Monday, March 29, 2021 | Reviews


Directed by Kier-La Janisse
Written by Kier-La Janisse
Severin Films

In WOODLANDS DARK AND DAYS BEWITCHED, writer/director Kier-La Janisse makes her feature debut with an unprecedented journey into the folk horror genre. Way more than a mere parade of film clips, Janisse and her thoughtfully assembled panel of experts dig deep into the sub-genre’s rich past and recent resurgence. By taking a good, hard look at the threads that tie these films to various times and places, WOODLANDS DARK AND DAYS BEWITCHED becomes a powerful, global inquiry into folk horror’s universal endurance and pervasiveness.

Easing into the subject matter with the genre’s most famous titles, the doc starts off by examining the “Unholy Trinity” of folk horror films; Witchfinder General (1968), Blood on Satan’s Claw (1971) and The Wicker Man (1973). Even though these films stand as well-known folk horror pillars, the conversation that unfolds casts a refreshing new light on these familiar touchstones. Combining interviews with filmmakers, academics, historians and genre critics, WOODLANDS cleverly utilizes the Trinity to discuss how politics, cultural values and fears often translate on-screen. By cracking open the door with an accessible and self-contained unit of films, Janisse delicately sets the stage for the exhaustive exploration to come.

Not only does this early segment of the doc outline Janisse’s passionate and academic approach to the subject, it also reveals the artful execution that fuels the underlying narrative and visual engagement. Gorgeous original paper collage animations (by Canadian national treasure, Guy Maddin) and enchanting interludes of traditional songs help set the tone and atmosphere. Working in tandem with Possessor composer Jim Williams’ original score, these factors create an emotional palette that embraces the folk horror aesthetic in style as well as substance.

Segmented into six chapters, WOODLANDS logically works its way through the various strains of folk horror history. By addressing more familiar areas of the genre – British folk horror, Witchcraft and Paganism etc. – up front, WOODLANDS allows the viewer to independently connect the dots from one segment to another. Not only does this weave a fascinating tapestry of the subject as a whole, it entertains while educating. By the time Janisse and her diverse panel of experts reach less commonly discussed areas of the sub-genre, these unique iterations can be independently deciphered and logically placed within the overarching framework. 

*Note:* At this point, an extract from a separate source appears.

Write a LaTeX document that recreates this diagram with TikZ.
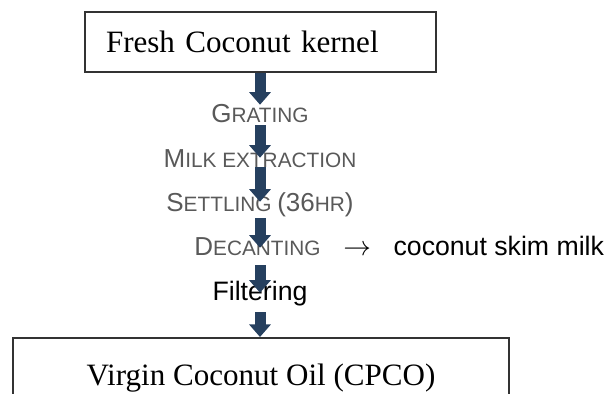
\documentclass[tikz,border=0pt]{standalone}
\usepackage{fontspec}
\setmainfont{Liberation Serif}
\setsansfont{Liberation Sans}
\usetikzlibrary{arrows.meta}
\definecolor{stepgray}{HTML}{595959}
\definecolor{flowblue}{HTML}{26405F}
\newcommand\lgcap[1]{{\fontsize{19.5pt}{23pt}\selectfont #1}}
\newcommand\smcap[1]{{\fontsize{15.6pt}{19pt}\selectfont #1}}

\begin{document}
\begin{tikzpicture}[x=0.75pt,y=-0.75pt,
  procbox/.style={draw=black!80,line width=1.5pt,rectangle,font=\fontsize{23.3pt}{28pt}\selectfont},
  stepcap/.style={anchor=base,inner sep=0pt,text height=13.5pt,text depth=2.25pt,text=stepgray,font=\sffamily},
  steptext/.style={stepcap,text=black,font=\sffamily\fontsize{20pt}{24pt}\selectfont},
  flowarrow/.style={flowblue,line width=8.25pt,-{Triangle[width=15.75pt,length=9.4pt]},shorten >=-6.75pt}]
\useasboundingbox (0,0) rectangle (609,393);
\clip (0,0) rectangle (609,393);
\node[procbox,minimum width=263.25pt,minimum height=45pt,inner xsep=15.75pt,inner ysep=0pt,text width=231.75pt,align=left] (kernel) at (260.5,42) {Fresh Coconut kernel};
\node[stepcap] (grating) at (260,122) {\lgcap{G}\smcap{RATING}};
\node[stepcap] (milk) at (260,167) {\lgcap{M}\smcap{ILK EXTRACTION}};
\node[stepcap] (settling) at (260,211) {\lgcap{S}\smcap{ETTLING }\lgcap{(36}\smcap{HR}\lgcap{)}};
\node[stepcap] (decant) at (257.5,255) {\lgcap{D}\smcap{ECANTING}};
\node[steptext,anchor=base west] (skim) at (343,255) {$\rightarrow$\hspace{17pt}coconut skim milk};
\node[steptext] (filter) at (260,300) {Filtering};
\node[procbox,anchor=north,minimum width=372pt,minimum height=60pt] (cpco) at (261,337) {Virgin Coconut Oil (CPCO)};
\draw[flowarrow,shorten >=-0.75pt] (kernel.south -| grating) -- (grating.north);
\draw[flowarrow] (grating.south) -- (milk.north);
\draw[flowarrow,shorten <=-2.25pt] (milk.south) -- (settling.north);
\draw[flowarrow,shorten <=3pt,shorten >=-8.25pt] (settling.south) -- (settling.south |- decant.north);
\draw[flowarrow,shorten <=5.25pt,shorten >=-8.25pt] (filter.north |- decant.south) -- (filter.north);
\draw[flowarrow,shorten <=6.75pt,shorten >=0pt] (filter.south) -- (filter.south |- cpco.north);
\end{tikzpicture}
\end{document}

Clocking in at a runtime of over 3-hours, it is easy to feel intimidated before stepping into Janisse’s world. However, these self-contained chapters make it easy to digest the experience in segments. A true blessing in disguise, these breaks between segments also provide a convenient moment to hit pause and track down unfamiliar book and Blu-ray titles. WOODLANDS almost constantly divulges new and exciting cinematic and literary recommendations, and it’s guaranteed that most will find dozens of heretofore unheard of titles to check out. Much less of a deep dive into the films themselves than a discussion on their themes, origins, and cultural inspirations, WOODLANDS is dedicated to intelligently challenging and expanding upon the commonly-held, basic notions of what folk horror actually is. 

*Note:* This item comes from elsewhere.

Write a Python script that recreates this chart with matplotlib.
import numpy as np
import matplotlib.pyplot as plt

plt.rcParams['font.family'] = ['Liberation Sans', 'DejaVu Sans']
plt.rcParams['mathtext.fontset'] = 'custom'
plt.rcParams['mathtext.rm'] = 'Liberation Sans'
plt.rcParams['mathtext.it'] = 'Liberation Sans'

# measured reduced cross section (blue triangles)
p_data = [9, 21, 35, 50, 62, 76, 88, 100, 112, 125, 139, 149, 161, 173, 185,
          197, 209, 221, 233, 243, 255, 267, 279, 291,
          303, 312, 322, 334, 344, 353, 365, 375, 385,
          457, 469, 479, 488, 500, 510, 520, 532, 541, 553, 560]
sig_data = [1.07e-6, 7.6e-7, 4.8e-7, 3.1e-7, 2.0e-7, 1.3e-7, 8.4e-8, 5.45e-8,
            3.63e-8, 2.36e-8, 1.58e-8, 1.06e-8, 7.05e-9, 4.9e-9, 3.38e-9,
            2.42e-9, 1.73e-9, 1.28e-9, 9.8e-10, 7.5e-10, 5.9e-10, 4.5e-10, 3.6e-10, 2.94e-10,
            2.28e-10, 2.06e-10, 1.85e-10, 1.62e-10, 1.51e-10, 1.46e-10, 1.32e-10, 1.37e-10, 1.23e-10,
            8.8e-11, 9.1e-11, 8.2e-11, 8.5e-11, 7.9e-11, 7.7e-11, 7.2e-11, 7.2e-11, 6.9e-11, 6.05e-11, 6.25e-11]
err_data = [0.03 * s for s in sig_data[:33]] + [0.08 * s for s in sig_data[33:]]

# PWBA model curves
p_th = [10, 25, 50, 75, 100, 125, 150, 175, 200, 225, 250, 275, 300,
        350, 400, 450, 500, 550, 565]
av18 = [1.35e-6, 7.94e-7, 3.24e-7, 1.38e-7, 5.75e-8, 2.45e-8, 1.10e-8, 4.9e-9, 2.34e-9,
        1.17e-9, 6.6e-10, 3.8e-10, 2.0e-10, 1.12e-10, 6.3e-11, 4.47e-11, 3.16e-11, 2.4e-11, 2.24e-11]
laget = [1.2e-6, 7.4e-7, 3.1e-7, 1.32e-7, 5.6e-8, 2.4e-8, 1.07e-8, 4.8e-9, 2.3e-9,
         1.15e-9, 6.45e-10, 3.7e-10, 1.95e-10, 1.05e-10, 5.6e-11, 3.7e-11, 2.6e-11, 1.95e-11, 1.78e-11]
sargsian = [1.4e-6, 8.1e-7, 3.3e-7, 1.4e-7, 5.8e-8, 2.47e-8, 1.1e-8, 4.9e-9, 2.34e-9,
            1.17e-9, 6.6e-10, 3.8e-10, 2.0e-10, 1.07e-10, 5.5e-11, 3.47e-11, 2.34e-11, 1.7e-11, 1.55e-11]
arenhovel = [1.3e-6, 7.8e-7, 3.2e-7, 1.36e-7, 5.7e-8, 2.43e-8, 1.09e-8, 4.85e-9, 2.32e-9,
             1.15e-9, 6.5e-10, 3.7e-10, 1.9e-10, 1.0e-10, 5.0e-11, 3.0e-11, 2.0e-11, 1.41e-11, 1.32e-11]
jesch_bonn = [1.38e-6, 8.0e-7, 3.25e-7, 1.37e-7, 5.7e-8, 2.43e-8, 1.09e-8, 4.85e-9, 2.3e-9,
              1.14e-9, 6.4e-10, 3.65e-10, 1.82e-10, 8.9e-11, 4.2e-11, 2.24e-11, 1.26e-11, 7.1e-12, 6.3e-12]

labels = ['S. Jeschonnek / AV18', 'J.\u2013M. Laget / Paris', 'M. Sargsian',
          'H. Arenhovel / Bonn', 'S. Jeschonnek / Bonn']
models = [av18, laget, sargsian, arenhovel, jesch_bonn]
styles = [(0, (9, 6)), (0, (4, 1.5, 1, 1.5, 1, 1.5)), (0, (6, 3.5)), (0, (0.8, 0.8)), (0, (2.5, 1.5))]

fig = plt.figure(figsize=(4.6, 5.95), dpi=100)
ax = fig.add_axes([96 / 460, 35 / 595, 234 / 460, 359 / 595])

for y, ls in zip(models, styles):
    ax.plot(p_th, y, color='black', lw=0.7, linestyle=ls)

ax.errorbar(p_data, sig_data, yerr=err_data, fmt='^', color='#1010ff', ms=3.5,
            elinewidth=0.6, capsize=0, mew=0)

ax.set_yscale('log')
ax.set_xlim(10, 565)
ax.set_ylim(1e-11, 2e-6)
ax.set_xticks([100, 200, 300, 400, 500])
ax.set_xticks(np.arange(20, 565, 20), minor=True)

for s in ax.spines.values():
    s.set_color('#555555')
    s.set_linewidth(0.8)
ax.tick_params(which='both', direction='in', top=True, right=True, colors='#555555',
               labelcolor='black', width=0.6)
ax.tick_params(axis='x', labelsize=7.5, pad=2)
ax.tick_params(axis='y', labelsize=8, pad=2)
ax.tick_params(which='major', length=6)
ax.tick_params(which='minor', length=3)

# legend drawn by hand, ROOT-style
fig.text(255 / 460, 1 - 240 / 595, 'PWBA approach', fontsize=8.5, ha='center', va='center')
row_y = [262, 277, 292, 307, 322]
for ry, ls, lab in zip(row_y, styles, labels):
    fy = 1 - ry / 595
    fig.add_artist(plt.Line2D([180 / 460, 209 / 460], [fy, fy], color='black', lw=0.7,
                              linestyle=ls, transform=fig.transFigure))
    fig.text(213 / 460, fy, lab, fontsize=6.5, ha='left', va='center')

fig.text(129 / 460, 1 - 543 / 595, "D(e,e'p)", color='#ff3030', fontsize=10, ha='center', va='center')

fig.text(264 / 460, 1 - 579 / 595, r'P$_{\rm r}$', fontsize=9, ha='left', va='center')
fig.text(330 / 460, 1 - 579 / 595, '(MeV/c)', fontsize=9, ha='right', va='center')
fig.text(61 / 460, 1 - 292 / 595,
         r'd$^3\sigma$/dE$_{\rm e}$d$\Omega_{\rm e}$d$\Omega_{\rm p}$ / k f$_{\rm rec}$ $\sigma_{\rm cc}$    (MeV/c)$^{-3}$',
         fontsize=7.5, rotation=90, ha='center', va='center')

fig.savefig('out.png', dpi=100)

Captivating and enlightening, Kier-La Janisse’s passionate pedagogic skills are on full display all throughout WOODLANDS DARK AND DAYS BEWITCHED. By throwing her insightful gaze upon the ritual of cinema, Janisse moderates an eye-opening discussion on where folk horror has been, where it is going and ultimately, what it says about humanity. Peppered with deep cuts and penetrative conversations, WOODLANDS DARK AND DAYS BEWITCHED is a crucial watch for genre fans. But whatever you do, don’t forget to keep a pen and paper handy: your watchlist just got much longer.